Alright, so, when it comes to a game, one of the first thing’s you’ll have to do is serve the ball. That isn’t actually a position – everyone gets a chance to serve the ball unless you’re subbed out. But that serve is headed right towards someone who is prepared to pass or bump the ball.
When a ball is served, the people who are prepared to pass the ball will be on “serve receive.” Usually, this looks like a row of three people. The best passer out of the three people standing there will typically be the defensive specialist, or “D.S.” This means they might get subbed into the back row and only play in the back of the court. Don’t get this position confused with the “defenders” though. Because anyone in the back half of the court is a defender.
Now, there is one passer out there who might be better than a D.S., and that’s the libero (lee-buh-row). We’re a name, right? Don’t worry; this player is hard to miss. The libero is the player who wears a jersey that is the opposite colour than the rest of the time (so if the team is blue, the libero will wear white). The libero does not count as a sub, but they cannot rotate into the front row or jump and attack a ball. They usually run into the backcourt once of the taller middler blockers (I’ll get to them later) is heading into the back.
Okay, so whoever passes the ball will hopefully put it right on “target” – this is actually a labelled spot when it comes to vball. This is generally at the net towards the right side player. There the setter will be waiting, excitedly, for the perfect pass. The setter is the one who greets the ball when it’s over their head with two hands. And they are usually the ones who dish out “dime” sets – or exactly what the hitter wants. The setter is usually the player who has to work the hardest, especially if the passers aren’t doing their job, and that’s because the setter almost always wants to get the second touch on the court (to dish!).
And, well, now we’ve made it to the hitters. The setter can set to the ball to three or four players: the outside or power hitter, the middle hitter, the right side or back hitter, and the back row players.
The power hitter is usually the strongest of all the hitters (hence the name) and will hit from the far left side of the court. They usually hit off of a nice high, arching set (called a “4”, or “40”, “high ball,” “outside”) and love to bring the head.
The middle hitter is also strong but loves a quick set, one that will mess up the other time. Those sets include “1”, “2”, “3”, shoot, or any other variations, depending on the team. The middle hitter is usually the very tallest on the team because they can outshoot the other team’s blockers.
And lastly, we have the right-side hitter. Sometimes this person is left-handed – not like it’s required – but it makes it easier than having a lefty outside or middle. To set this ball, the setter will attempt to face the left side of the net (towards the power) and lift the ball high and behind. It looks almost straight up and down sometimes, but, if the setter can trick the other time, the right side can really bring it home!

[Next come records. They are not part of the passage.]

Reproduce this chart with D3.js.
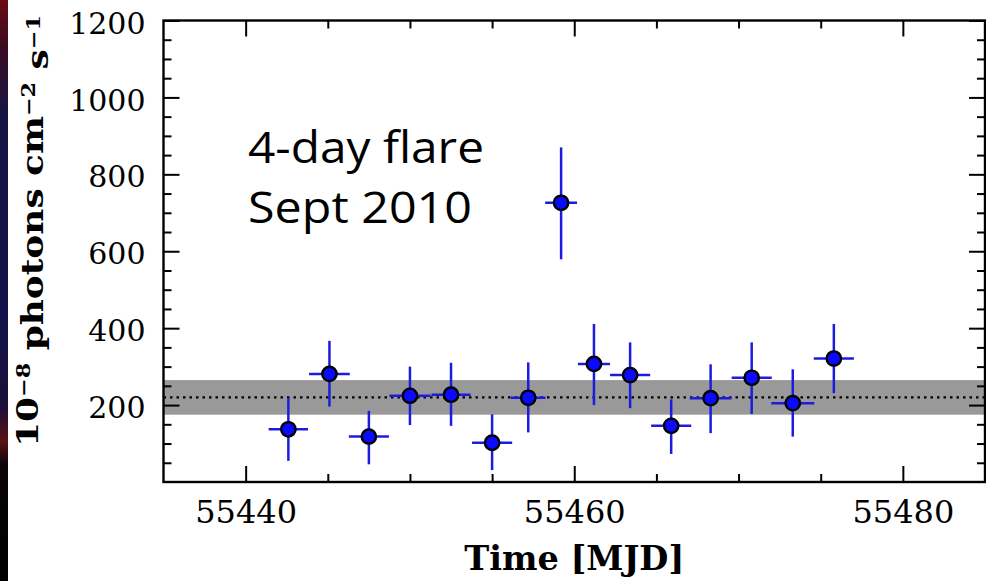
<!DOCTYPE html>
<html lang="en">
<head>
<meta charset="UTF-8" />
<title>4-day flare Sept 2010</title>
<script src="https://d3js.org/d3.v7.min.js"></script>
<style>
  body { margin: 0; background: #fff; }
  svg { display: block; }
  .tick text { font-family: "DejaVu Serif", serif; fill: #000; }
  .tick line { stroke: #000; stroke-width: 2; }
</style>
</head>
<body>
<svg id="chart"></svg>
<script>
// light curve bins (MJD, flux in 1e-8 ph cm^-2 s^-1)
const mjd = [55442.6, 55445.1, 55447.5, 55450.0, 55452.5, 55455.0, 55457.2, 55459.2,
             55461.2, 55463.4, 55465.9, 55468.3, 55470.8, 55473.3, 55475.8];
const halfBin = [1.2, 1.24, 1.22, 1.25, 1.19, 1.22, 1.05, 0.97,
                 0.98, 1.22, 1.22, 1.27, 1.22, 1.31, 1.22];
const flux = [137, 281, 118, 224, 227, 102, 219, 726, 307, 278, 146, 218, 271, 205, 321];
const fluxHi = [219, 367, 185, 300, 310, 176, 311, 870, 411, 363, 215, 306, 363, 293, 411];
const fluxLo = [55, 196, 46, 148, 146, 31, 129, 579, 200, 192, 73, 127, 177, 118, 231];

// average flux and its spread (grey band)
const meanFlux = 220;
const bandLo = 175, bandHi = 265;

const xMajor = [55440, 55460, 55480];
const xMinor = [55445, 55450, 55455, 55465, 55470, 55475];
const yMajor = [200, 400, 600, 800, 1000, 1200];
const yMinor = [50, 100, 150, 250, 300, 350, 450, 500, 550, 650, 700, 750, 850, 900, 950, 1050, 1100, 1150];

const W = 986, H = 581;
const m = { left: 163.5, right: 985, top: 20.5, bottom: 482 };

const svg = d3.select("#chart").attr("width", W).attr("height", H);

// dark strip on the far left (slide background)
const grad = svg.append("defs").append("linearGradient")
  .attr("id", "strip").attr("x1", 0).attr("y1", 0).attr("x2", 0).attr("y2", 1);
[[0, "#6b0c12"], [0.08, "#3a0b22"], [0.2, "#151545"], [0.55, "#12124a"],
 [0.7, "#1a1038"], [0.76, "#5a1212"], [0.8, "#0a0508"], [1, "#000"]]
  .forEach(([o, c]) => grad.append("stop").attr("offset", o).attr("stop-color", c));
svg.append("rect").attr("x", 0).attr("y", 0).attr("width", 8).attr("height", H)
  .attr("fill", "url(#strip)");

const x = d3.scaleLinear().domain([55435, 55485]).range([m.left, m.right]);
const y = d3.scaleLinear().domain([0, 1200]).range([m.bottom, m.top]);

const plot = svg.append("g");

// band + mean line
plot.append("rect")
  .attr("x", m.left).attr("width", m.right - m.left)
  .attr("y", y(bandHi)).attr("height", y(bandLo) - y(bandHi))
  .attr("fill", "#999999");
plot.append("line")
  .attr("x1", m.left).attr("x2", m.right)
  .attr("y1", y(meanFlux)).attr("y2", y(meanFlux))
  .attr("stroke", "#000").attr("stroke-width", 2.2)
  .attr("stroke-dasharray", "2.5,4");

// error bars
const pts = mjd.map((t, i) => ({ t, w: halfBin[i], f: flux[i], hi: fluxHi[i], lo: fluxLo[i] }));
const eb = plot.append("g").attr("stroke", "#1c1ce0").attr("stroke-width", 2.5);
eb.selectAll(".xe").data(pts).join("line").attr("class", "xe")
  .attr("x1", d => x(d.t - d.w)).attr("x2", d => x(d.t + d.w))
  .attr("y1", d => y(d.f)).attr("y2", d => y(d.f));
eb.selectAll(".ye").data(pts).join("line").attr("class", "ye")
  .attr("x1", d => x(d.t)).attr("x2", d => x(d.t))
  .attr("y1", d => y(d.hi)).attr("y2", d => y(d.lo));

plot.selectAll(".dot").data(pts).join("circle").attr("class", "dot")
  .attr("cx", d => x(d.t)).attr("cy", d => y(d.f)).attr("r", 7.2)
  .attr("fill", "#0a0aff").attr("stroke", "#000").attr("stroke-width", 2.4);

// inward ticks on all four sides
function axis(gen, scale, vals, size, labels, tx, ty, fs, pad) {
  const g = svg.append("g").attr("transform", `translate(${tx},${ty})`)
    .call(gen(scale).tickValues(vals).tickSizeInner(-size).tickSizeOuter(0)
      .tickPadding(pad).tickFormat(labels ? d3.format("d") : ""));
  g.select(".domain").remove();
  g.selectAll("text").style("font-size", fs + "px");
  return g;
}
axis(d3.axisBottom, x, xMinor, 8, false, 0, m.bottom, 0, 0);
axis(d3.axisBottom, x, xMajor, 16, true, 0, m.bottom, 32, 18);
axis(d3.axisTop, x, xMinor, 8, false, 0, m.top, 0, 0);
axis(d3.axisTop, x, xMajor, 16, false, 0, m.top, 0, 0);
axis(d3.axisLeft, y, yMinor, 8, false, m.left, 0, 0, 0);
const yl = axis(d3.axisLeft, y, yMajor, 16, true, m.left, 0, 30, 18);
yl.selectAll("text").attr("dy", "0.42em");
axis(d3.axisRight, y, yMinor, 8, false, m.right, 0, 0, 0);
axis(d3.axisRight, y, yMajor, 16, false, m.right, 0, 0, 0);

// frame
svg.append("rect")
  .attr("x", m.left).attr("y", m.top).attr("width", m.right - m.left).attr("height", m.bottom - m.top)
  .attr("fill", "none").attr("stroke", "#000").attr("stroke-width", 2.4);

// axis titles
svg.append("text")
  .attr("x", (m.left + m.right) / 2).attr("y", 570)
  .attr("text-anchor", "middle")
  .style("font-family", "DejaVu Serif, serif").style("font-weight", "bold")
  .style("font-size", "33px").attr("textLength", 220).attr("lengthAdjust", "spacingAndGlyphs")
  .text("Time [MJD]");

const yt = svg.append("text")
  .attr("transform", "translate(38,231) rotate(-90)")
  .attr("text-anchor", "middle")
  .attr("textLength", 432).attr("lengthAdjust", "spacingAndGlyphs")
  .style("font-family", "DejaVu Serif, serif").style("font-weight", "bold")
  .style("font-size", "29px");
yt.append("tspan").text("10");
yt.append("tspan").attr("dy", "-0.45em").style("font-size", "18px").text("−8");
yt.append("tspan").attr("dy", "0.45em").text(" photons cm");
yt.append("tspan").attr("dy", "-0.45em").style("font-size", "18px").text("−2");
yt.append("tspan").attr("dy", "0.45em").text(" s");
yt.append("tspan").attr("dy", "-0.45em").style("font-size", "18px").text("−1");

// annotation
const note = ["4-day flare", "Sept 2010"];
const noteW = [236, 224];
svg.selectAll(".note").data(note).join("text").attr("class", "note")
  .attr("x", 248).attr("y", (d, i) => 163 + i * 60)
  .attr("textLength", (d, i) => noteW[i]).attr("lengthAdjust", "spacingAndGlyphs")
  .style("font-family", "Open Sans, sans-serif").style("font-size", "43px")
  .style("fill", "#000")
  .text(d => d);
</script>
</body>
</html>
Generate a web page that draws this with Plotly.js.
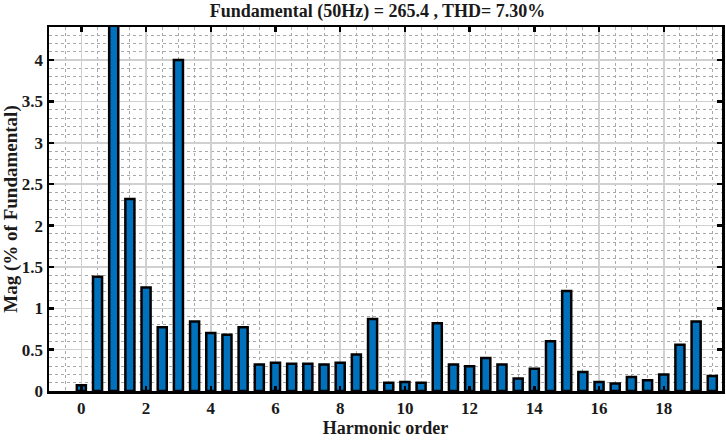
<!DOCTYPE html>
<html>
<head>
<meta charset="utf-8">
<script src="https://cdn.plot.ly/plotly-3.0.1.min.js"></script>
<style>
  html, body { margin: 0; padding: 0; background: #fff; }
  #plot { width: 726px; height: 441px; }
</style>
</head>
<body>
<div id="plot"></div>
<script>
// Harmonic orders (half-order steps) and magnitudes in % of fundamental
var harmonicOrder = [0, 0.5, 1, 1.5, 2, 2.5, 3, 3.5, 4, 4.5,
                     5, 5.5, 6, 6.5, 7, 7.5, 8, 8.5, 9, 9.5,
                     10, 10.5, 11, 11.5, 12, 12.5, 13, 13.5, 14, 14.5,
                     15, 15.5, 16, 16.5, 17, 17.5, 18, 18.5, 19, 19.5];
var magPercent = [0.07, 1.38, 100, 2.32, 1.25, 0.77, 4.0, 0.84, 0.70, 0.68,
                  0.77, 0.32, 0.34, 0.33, 0.33, 0.32, 0.34, 0.44, 0.87, 0.10,
                  0.11, 0.10, 0.82, 0.32, 0.30, 0.40, 0.32, 0.15, 0.27, 0.60,
                  1.21, 0.23, 0.11, 0.09, 0.17, 0.13, 0.20, 0.56, 0.84, 0.18];
var xTickVals = [0, 2, 4, 6, 8, 10, 12, 14, 16, 18];
var yTickVals = [0, 0.5, 1, 1.5, 2, 2.5, 3, 3.5, 4];

var serif = "'Liberation Serif', 'Times New Roman', serif";

var trace = {
    x: harmonicOrder,
    y: magPercent,
    type: 'bar',
    width: 0.28,
    marker: {
        color: '#0072BD',
        line: { color: '#000000', width: 2.5 }
    },
    hoverinfo: 'x+y'
};

var axisCommon = {
    showline: true,
    linecolor: '#000000',
    linewidth: 2.5,
    mirror: 'ticks',
    ticks: 'inside',
    ticklen: 5,
    tickwidth: 2.5,
    tickcolor: '#000000',
    showgrid: true,
    gridcolor: '#d0d0d0',
    gridwidth: 1.5,
    zeroline: false,
    tickfont: { family: serif, size: 17, color: '#1a1a1a', weight: 700 }
};

var layout = {
    width: 726,
    height: 441,
    paper_bgcolor: '#ffffff',
    plot_bgcolor: '#ffffff',
    margin: { t: 27, r: 4, b: 50, l: 49 },
    showlegend: false,
    bargap: 0,
    title: {
        text: 'Fundamental (50Hz) = 265.4 , THD= 7.30%',
        font: { family: serif, size: 18, color: '#1a1a1a', weight: 700 },
        x: 0.52,
        xanchor: 'center',
        y: 0.99,
        yanchor: 'top'
    },
    xaxis: Object.assign({}, axisCommon, {
        range: [-1, 19.8],
        tickmode: 'array',
        tickvals: xTickVals,
        ticktext: xTickVals.map(String),
        minor: { dtick: 0.5, tick0: 0, showgrid: true, gridcolor: '#a8a8a8', griddash: 'dot', gridwidth: 1 },
        title: {
            text: 'Harmonic order',
            font: { family: serif, size: 18, color: '#1a1a1a', weight: 700 },
            standoff: 2
        }
    }),
    yaxis: Object.assign({}, axisCommon, {
        range: [0, 4.4],
        tickmode: 'array',
        tickvals: yTickVals,
        ticktext: yTickVals.map(String),
        minor: { dtick: 0.1, tick0: 0, showgrid: true, gridcolor: '#a8a8a8', griddash: 'dot', gridwidth: 1 },
        title: {
            text: 'Mag (% of Fundamental)',
            font: { family: serif, size: 19, color: '#1a1a1a', weight: 700 },
            standoff: 4
        }
    })
};

var config = { staticPlot: true, displayModeBar: false };

Plotly.newPlot('plot', [trace], layout, config);
</script>
</body>
</html>
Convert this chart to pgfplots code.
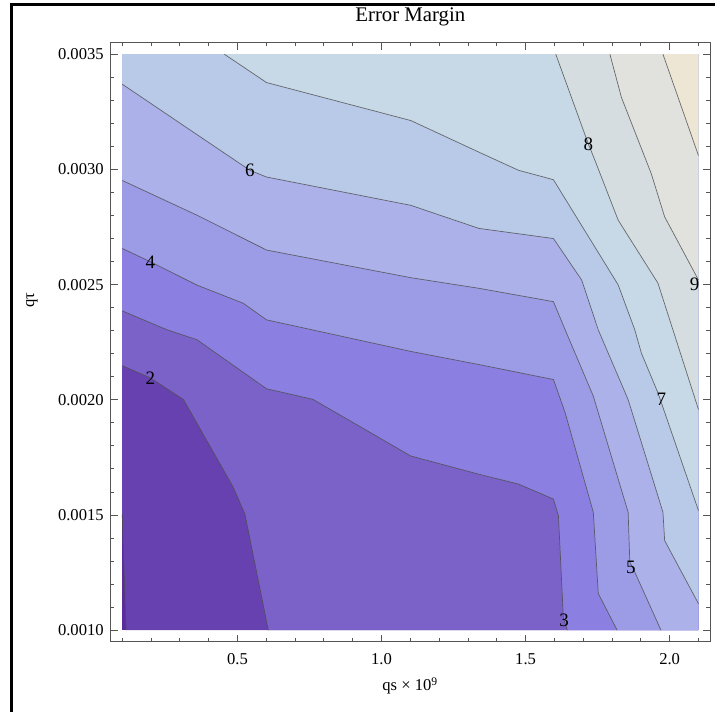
\documentclass[border=0pt]{standalone}
\usepackage{fontspec}
\setmainfont{Liberation Serif}
\usepackage{pgfplots}
\pgfplotsset{compat=1.18}

\definecolor{frm}{HTML}{555555}
\definecolor{c0}{HTML}{5B2C9C}
\definecolor{c1}{HTML}{6741B0}
\definecolor{c2}{HTML}{7B62C8}
\definecolor{c3}{HTML}{8B80E2}
\definecolor{c4}{HTML}{9C9BE6}
\definecolor{c5}{HTML}{ACB1E9}
\definecolor{c6}{HTML}{B9C9E8}
\definecolor{c7}{HTML}{C7D8E6}
\definecolor{c8}{HTML}{D5DDE0}
\definecolor{c9}{HTML}{E1E2DD}
\definecolor{c10}{HTML}{EDE6D5}

\tikzset{
  band/.style={draw=none, fill=#1},
  cline/.style={draw=black!70, line width=0.35pt, opacity=0.8},
  clab/.style={font=\fontsize{9.5}{11}\selectfont, inner sep=0pt},
}

\begin{document}
\begin{tikzpicture}
\begin{axis}[
  at={(0,0)}, anchor=south west,
  scale only axis, width=299.65pt, height=299.5pt,
  xmin=0.06, xmax=2.14, ymin=0.00095, ymax=0.00355,
  axis line style={frm, line width=0.5pt},
  tick style={frm, line width=0.45pt},
  tick align=inside,
  major tick length=3.6pt, minor tick length=1.8pt,
  scaled ticks=false,
  xtick={0.5,1,1.5,2}, xticklabels={0.5,1.0,1.5,2.0},
  minor xtick={0.1,0.2,0.3,0.4,0.6,0.7,0.8,0.9,1.1,1.2,1.3,1.4,1.6,1.7,1.8,1.9,2.1},
  ytick={0.001,0.0015,0.002,0.0025,0.003,0.0035},
  yticklabels={0.0010,0.0015,0.0020,0.0025,0.0030,0.0035},
  minor ytick={0.0011,0.0012,0.0013,0.0014,0.0016,0.0017,0.0018,0.0019,
               0.0021,0.0022,0.0023,0.0024,0.0026,0.0027,0.0028,0.0029,
               0.0031,0.0032,0.0033,0.0034},
  xticklabel style={font=\fontsize{8.3}{10}\selectfont, anchor=base, yshift=-11.2pt, inner sep=0pt},
  yticklabel style={font=\fontsize{8.3}{10}\selectfont, anchor=east, xshift=-3.3pt, inner sep=0pt},
  title={Error Margin},
  title style={font=\fontsize{10.4}{12}\selectfont, at={(axis description cs:0.5,1.0157)}, anchor=base, inner sep=0pt},
  xlabel={qs × 10\textsuperscript{9}},
  xlabel style={font=\fontsize{8.3}{10}\selectfont, at={(axis description cs:0.5,-0.0821)}, anchor=base, inner sep=0pt},
  ylabel={qτ},
  ylabel style={font=\fontsize{8.3}{10}\selectfont, at={(axis description cs:-0.1313,0.5705)}, anchor=center, inner sep=0pt},
]
% filled bands: region above each contour level, stacked from low to high
\addplot[band=c0] coordinates {(0.1,0.001) (2.1,0.001) (2.1,0.0035) (0.1,0.0035)} -- cycle;
\addplot[band=c1] coordinates {(0.1,0.001504) (0.1131,0.001) (2.1,0.001) (2.1,0.0035) (0.1,0.0035)} -- cycle;
\addplot[band=c2] coordinates {(0.1,0.002148) (0.1978,0.002095) (0.3128,0.002001) (0.4855,0.00162)
  (0.5259,0.001504) (0.6071,0.001) (2.1,0.001) (2.1,0.0035) (0.1,0.0035)} -- cycle;
\addplot[band=c3] coordinates {(0.1,0.002386) (0.2554,0.002304) (0.3591,0.002261) (0.6009,0.002048)
  (0.7618,0.002002) (1.1017,0.001756) (1.3377,0.001677) (1.4758,0.001634) (1.5967,0.001569)
  (1.614,0.001497) (1.6312,0.001051) (1.645,0.001) (2.1,0.001) (2.1,0.0035) (0.1,0.0035)} -- cycle;
\addplot[band=c4] coordinates {(0.1,0.002657) (0.1978,0.002599) (0.3591,0.002498) (0.52,0.002419)
  (0.6009,0.002347) (1.1017,0.00221) (1.3377,0.002153) (1.5967,0.002088) (1.6372,0.001944)
  (1.735,0.001512) (1.7522,0.001159) (1.8178,0.001) (2.1,0.001) (2.1,0.0035) (0.1,0.0035)} -- cycle;
\addplot[band=c5] coordinates {(0.1,0.002952) (0.36,0.002801) (0.6009,0.00265) (1.1017,0.00253)
  (1.3377,0.002484) (1.5967,0.002426) (1.6372,0.002304) (1.735,0.002016) (1.8559,0.001512)
  (1.8617,0.001296) (1.879,0.001252) (1.9698,0.001) (2.1,0.001) (2.1,0.0035) (0.1,0.0035)} -- cycle;
\addplot[band=c6] coordinates {(0.1,0.00337) (0.5432,0.002996) (0.6009,0.002967) (1.1017,0.002844)
  (1.3377,0.002744) (1.5967,0.0027) (1.6945,0.00252) (1.752,0.002304) (1.8558,0.002001)
  (1.9767,0.001512) (1.9826,0.001389) (2.1,0.001115) (2.1,0.0035) (0.1,0.0035)} -- cycle;
\addplot[band=c7] coordinates {(0.4544,0.0035) (0.6009,0.003377) (1.1017,0.003212) (1.3377,0.003075)
  (1.4758,0.002996) (1.5622,0.002967) (1.5967,0.002955) (1.8212,0.002499) (1.8789,0.002304)
  (1.9017,0.002203) (1.9594,0.00203) (2.1,0.001519) (2.1,0.0035)} -- cycle;
\addplot[band=c8] coordinates {(1.6047,0.0035) (1.7176,0.003111) (1.7408,0.003039) (1.8212,0.00278)
  (1.9594,0.002506) (2.0112,0.002304) (2.1,0.001958) (2.1,0.0035)} -- cycle;
\addplot[band=c9] coordinates {(1.7926,0.0035) (1.8327,0.003312) (1.9363,0.002981) (1.9826,0.002794)
  (2.1,0.00252) (2.1,0.0035)} -- cycle;
\addplot[band=c10] coordinates {(1.9767,0.0035) (2.1,0.00306) (2.1,0.0035)} -- cycle;

% contour lines
\addplot[cline] coordinates {(0.1,0.001504) (0.1131,0.001)};
\addplot[cline] coordinates {(0.1,0.002148) (0.1978,0.002095) (0.3128,0.002001) (0.4855,0.00162)
  (0.5259,0.001504) (0.6071,0.001)};
\addplot[cline] coordinates {(0.1,0.002386) (0.2554,0.002304) (0.3591,0.002261) (0.6009,0.002048)
  (0.7618,0.002002) (1.1017,0.001756) (1.3377,0.001677) (1.4758,0.001634) (1.5967,0.001569)
  (1.614,0.001497) (1.6312,0.001051) (1.645,0.001)};
\addplot[cline] coordinates {(0.1,0.002657) (0.1978,0.002599) (0.3591,0.002498) (0.52,0.002419)
  (0.6009,0.002347) (1.1017,0.00221) (1.3377,0.002153) (1.5967,0.002088) (1.6372,0.001944)
  (1.735,0.001512) (1.7522,0.001159) (1.8178,0.001)};
\addplot[cline] coordinates {(0.1,0.002952) (0.36,0.002801) (0.6009,0.00265) (1.1017,0.00253)
  (1.3377,0.002484) (1.5967,0.002426) (1.6372,0.002304) (1.735,0.002016) (1.8559,0.001512)
  (1.8617,0.001296) (1.879,0.001252) (1.9698,0.001)};
\addplot[cline] coordinates {(0.1,0.00337) (0.5432,0.002996) (0.6009,0.002967) (1.1017,0.002844)
  (1.3377,0.002744) (1.5967,0.0027) (1.6945,0.00252) (1.752,0.002304) (1.8558,0.002001)
  (1.9767,0.001512) (1.9826,0.001389) (2.1,0.001115)};
\addplot[cline] coordinates {(0.4544,0.0035) (0.6009,0.003377) (1.1017,0.003212) (1.3377,0.003075)
  (1.4758,0.002996) (1.5622,0.002967) (1.5967,0.002955) (1.8212,0.002499) (1.8789,0.002304)
  (1.9017,0.002203) (1.9594,0.00203) (2.1,0.001519)};
\addplot[cline] coordinates {(1.6047,0.0035) (1.7176,0.003111) (1.7408,0.003039) (1.8212,0.00278)
  (1.9594,0.002506) (2.0112,0.002304) (2.1,0.001958)};
\addplot[cline] coordinates {(1.7926,0.0035) (1.8327,0.003312) (1.9363,0.002981) (1.9826,0.002794)
  (2.1,0.00252)};
\addplot[cline] coordinates {(1.9767,0.0035) (2.1,0.00306)};

% contour labels
\node[clab] at (axis cs:0.1978,0.002095) {2};
\node[clab] at (axis cs:1.6337,0.001041) {3};
\node[clab] at (axis cs:0.1978,0.002599) {4};
\node[clab] at (axis cs:1.865,0.001274) {5};
\node[clab] at (axis cs:0.5432,0.002996) {6};
\node[clab] at (axis cs:1.9708,0.002001) {7};
\node[clab] at (axis cs:1.7176,0.003111) {8};
\node[clab] at (axis cs:2.087,0.0025) {9};
\end{axis}
% outer border on the left and top of the graphic
\draw[line width=1.5pt, line join=miter] (-49.6pt,-40pt) -- (-49.6pt,318.35pt) -- (310pt,318.35pt);
\pgfresetboundingbox
\path (-55.35pt,-34.65pt) rectangle (302.15pt,320.85pt);
\end{tikzpicture}
\end{document}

Now, I know I’ve mentioned tricking the other team, but what does that mean? Well, for the higher calibre (and sometimes taller teams) every person in the front row will try to block the other hitters from hitting the ball as hard as they can. Usually, two people will block one-hitter but it’s not always consistent. The defenders (all the people in the back row) are behind those blockers and will do whatever it takes to keep the ball off the floor).
Now that you’ve learned all the positions, you should get out there and play! Ask a friend – volleyballers always need a sub and would love to teach you!